41. A method according to claim 39 wherein the organic or inorganic particles are selected from silica particles such as ground quarts and silica gel particles, other ground mineral particles such as heavy spar, bentonite, diatomite, dolomite, feldspar, kaolin, spherical and hollow particles, carbon particles, talc, mica, vermiculite, perlite, pumice, kiselguhr, aluminium silicate, chalk, fly ash, pulverised plant shells; as well as porosity-enhancing bodies such as mica, chalk, expanded perlite or exfoliated vermiculite; or combinations thereof.

42. A method according to claim 38 wherein the additives are selected from surfactants, organic solvents, accelerators and retardants.
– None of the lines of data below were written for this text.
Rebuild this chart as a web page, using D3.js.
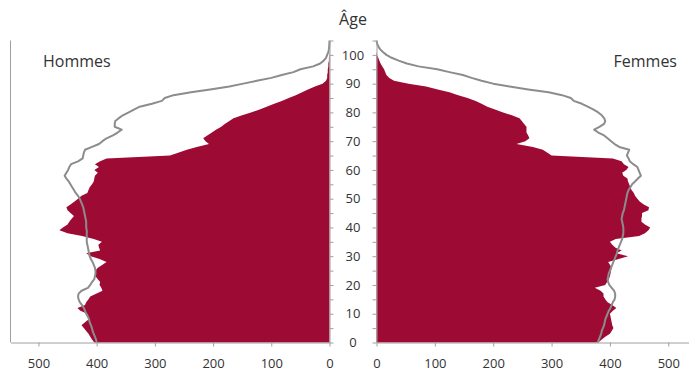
<!DOCTYPE html>
<html>
<head>
<meta charset="utf-8">
<script src="https://cdn.jsdelivr.net/npm/d3@7"></script>
<style>
  body { margin: 0; background: #fff; }
  text { font-family: "Open Sans", sans-serif; fill: #333; }
</style>
</head>
<body>
<div id="pyramid"></div>
<script>
// ages 0..105 (one value per year of age), population in thousands
const ages = d3.range(0, 106);

// filled pyramid, men
const menPop = [
  404, 408, 411, 414, 418, 422, 426, 420, 414, 415,
  416, 428, 433, 420, 418, 414, 411, 400, 390, 392,
  395, 394, 398, 402, 403, 402, 398, 390, 383, 395,
  410, 418, 394, 396, 397, 391, 405, 425, 450, 464,
  458, 450, 447, 443, 439, 445, 450, 452, 445, 438,
  432, 426, 416, 414, 412, 408, 405, 404, 403, 398,
  404, 396, 403, 394, 383, 274, 260, 245, 228, 207,
  213, 217, 210, 202, 195, 186, 180, 172, 165, 150,
  135, 120, 108, 95, 82, 70, 58, 47, 37, 25,
  12, 6, 4, 4, 3, 3, 2, 2, 1, 1,
  0.5, 0, 0, 0, 0, 0
];

// filled pyramid, women
const womenPop = [
  380, 386, 392, 400, 403, 406, 404, 403, 402, 401,
  400, 405, 411, 404, 396, 392, 389, 389, 384, 374,
  392, 395, 398, 400, 401, 402, 403, 400, 397, 415,
  431, 411, 420, 409, 404, 400, 410, 450, 460, 466,
  469, 460, 454, 454, 455, 455, 466, 467, 458, 451,
  447, 443, 441, 437, 435, 433, 431, 430, 423, 421,
  428, 432, 424, 420, 405, 300, 293, 285, 268, 240,
  255, 262, 260, 257, 257, 257, 253, 249, 245, 232,
  217, 203, 190, 180, 170, 156, 140, 125, 105, 85,
  55, 30, 22, 17, 15, 13, 10, 7, 5, 3,
  1, 0, 0, 0, 0, 0
];

// grey outline, men
const menLine = [
  400, 401, 403, 405, 407, 408, 410, 412, 413, 415,
  418, 420, 422, 425, 429, 431, 432, 431, 426, 415,
  411, 408, 404, 403, 402, 402, 403, 405, 407, 410,
  412, 413, 414, 415, 416, 417, 417, 417, 417, 417,
  418, 418, 418, 419, 420, 421, 422, 423, 425, 427,
  429, 432, 436, 439, 442, 445, 448, 452, 455, 452,
  449, 447, 444, 432, 424, 423, 422, 420, 408, 396,
  390, 383, 372, 364, 357, 369, 369, 368, 362, 355,
  345, 336, 326, 305, 288, 283, 268, 238, 205, 172,
  148, 125, 100, 82, 62, 50, 28, 16, 10, 6,
  4, 2, 1, 0.5, 0.2, 0
];

// grey outline, women
const womenLine = [
  379, 381, 383, 385, 386, 388, 390, 391, 392, 394,
  396, 398, 401, 403, 405, 408, 409, 409, 407, 403,
  399, 397, 396, 397, 398, 400, 402, 404, 406, 408,
  410, 412, 413, 415, 417, 419, 421, 422, 423, 423,
  423, 422, 421, 420, 421, 422, 424, 425, 426, 427,
  428, 429, 430, 432, 435, 438, 443, 448, 453, 451,
  449, 447, 440, 434, 432, 429, 431, 433, 416, 408,
  402, 396, 390, 380, 373, 382, 390, 392, 390, 386,
  380, 372, 362, 352, 338, 333, 318, 295, 260, 228,
  200, 180, 163, 148, 125, 104, 72, 52, 38, 26,
  17, 11, 6, 3, 1, 0
];

const popTicks = [0, 100, 200, 300, 400, 500];
const ageTicks = d3.range(0, 106, 5);
const ageLabels = d3.range(0, 101, 10);

const width = 689, height = 371;
const fillColor = "#9d0b35", lineColor = "#8c8c8c", axisColor = "#a0a0a0";

const svg = d3.select("#pyramid")
  .append("svg")
    .attr("width", width)
    .attr("height", height);

// scales
const y = d3.scaleLinear().domain([0, 105]).range([342.5, 40.5]);
const xL = d3.scaleLinear().domain([0, 548]).range([329.5, 10.5]);
const xR = d3.scaleLinear().domain([0, 535.5]).range([376.5, 689]);

const rows = (vals) => ages.map((a, i) => ({ age: a, v: vals[i] }));

// filled areas
svg.append("path")
  .datum(rows(menPop))
  .attr("fill", fillColor)
  .attr("d", d3.area().y(d => y(d.age)).x0(xL(0)).x1(d => xL(d.v)));

svg.append("path")
  .datum(rows(womenPop))
  .attr("fill", fillColor)
  .attr("d", d3.area().y(d => y(d.age)).x0(xR(0)).x1(d => xR(d.v)));

// grey outlines
svg.append("path")
  .datum(rows(menLine))
  .attr("fill", "none")
  .attr("stroke", lineColor)
  .attr("stroke-width", 2)
  .attr("stroke-linejoin", "round")
  .attr("d", d3.line().x(d => xL(d.v)).y(d => y(d.age)));

svg.append("path")
  .datum(rows(womenLine))
  .attr("fill", "none")
  .attr("stroke", lineColor)
  .attr("stroke-width", 2)
  .attr("stroke-linejoin", "round")
  .attr("d", d3.line().x(d => xR(d.v)).y(d => y(d.age)));

// axes
function styleAxis(g) {
  g.selectAll("path, line").attr("stroke", axisColor);
  g.selectAll("text")
    .style("font-family", "'Open Sans', sans-serif")
    .style("font-size", "13px")
    .attr("fill", "#333");
}

svg.append("g")
  .attr("transform", `translate(${xL(0)},0)`)
  .call(d3.axisRight(y).tickValues(ageTicks).tickSize(4).tickSizeOuter(0).tickFormat(""))
  .call(styleAxis);

svg.append("g")
  .attr("transform", `translate(${xR(0)},0)`)
  .call(d3.axisLeft(y).tickValues(ageTicks).tickSize(4).tickSizeOuter(0).tickFormat(""))
  .call(styleAxis);

svg.append("g")
  .attr("transform", `translate(0,${y(0)})`)
  .call(d3.axisBottom(xL).tickValues(popTicks).tickSize(4).tickSizeOuter(0).tickPadding(12))
  .call(styleAxis);

svg.append("g")
  .attr("transform", `translate(0,${y(0)})`)
  .call(d3.axisBottom(xR).tickValues(popTicks).tickSize(4).tickSizeOuter(0).tickPadding(12))
  .call(styleAxis);

// left border
svg.append("line")
  .attr("x1", xL(548)).attr("x2", xL(548))
  .attr("y1", y(105)).attr("y2", y(0))
  .attr("stroke", axisColor);

// age labels between the two halves
svg.selectAll(".ageLabel")
  .data(ageLabels)
  .join("text")
  .attr("class", "ageLabel")
  .attr("x", (xL(0) + xR(0)) / 2)
  .attr("y", d => y(d))
  .attr("dy", "0.36em")
  .style("text-anchor", "middle")
  .style("font-size", "13px")
  .text(d => d);

// titles
svg.append("text")
  .attr("x", (xL(0) + xR(0)) / 2)
  .attr("y", 25)
  .style("text-anchor", "middle")
  .style("font-size", "16px")
  .text("Âge");

svg.append("text")
  .attr("x", 43)
  .attr("y", 67)
  .style("font-size", "16px")
  .text("Hommes");

svg.append("text")
  .attr("x", 677)
  .attr("y", 67)
  .style("text-anchor", "end")
  .style("font-size", "16px")
  .text("Femmes");
</script>
</body>
</html>
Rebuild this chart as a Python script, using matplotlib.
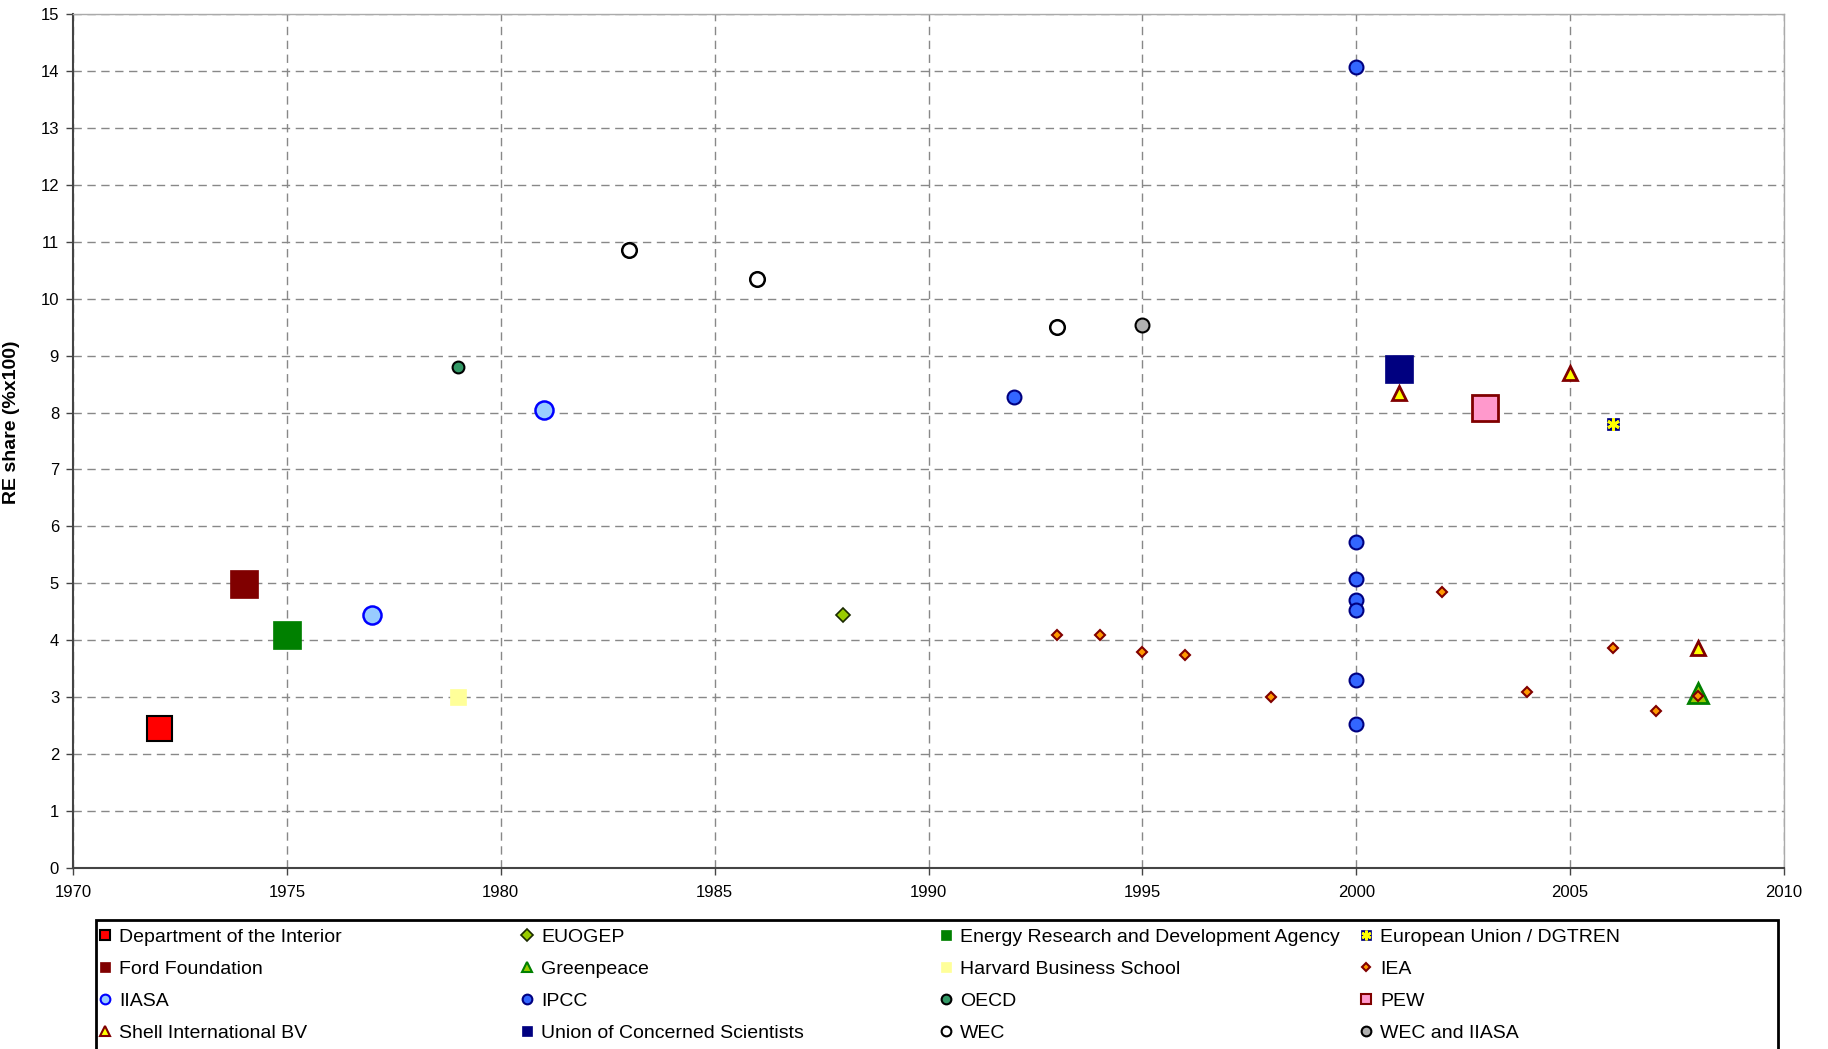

43. A method according to claim 42 wherein the surfactant is selected from non-ionic, anionic, and cationic surfactants; for example anionic surfactants such as derivatives of fatty acids wherein the negative charge is provided by a free carboxyl group, a sulphonate group, or a phosphate group, and such anionic surfactants commonly used in rinse aids; non-ionic surfactants such as esters or partial esters of fatty acids with an aliphatic polyhydric alcohol such as e.g. ethylene glycol, glycerol, sorbitol, etc., and the polyoxyethylene and polyoxypropylene derivatives of these esters, and such non-ionic surfactants commonly used in rinse aids; cationic surfactants such as derivatives of fatty acids, wherein the positive charge is provided by one or more quaternary ammonium groups, and such cationic surfactants commonly used in detergents; for example fatty acids containing from 6 to 22 carbon atoms such as caproic, octanoic, lauric, palmitic, stearic, linoleic, linolenic, olesteric, and oleic acid.

44. A material prepared by a method according to claim 38.

45. A material comprising amorphous silica, one or more bases, optionally additives, and aggregate in the form of sub-micron thin flakes or scales of a mineral, such as vermaculite, glas, or mica, wherein the one or more bases are selected from the group consisting of alkali metal hydroxides.

46. A cured product comprising amorphous silica, one or more alkali metal organosiliconates, and optionally additives.

47. A material prepared by a method according to claim 39.

48. A material prepared by a method according to claim 40.

49. A material prepared by a method according to claim 41.

50. A material prepared by a method according to claim 42.

51. A material prepared by a method according to claim 43.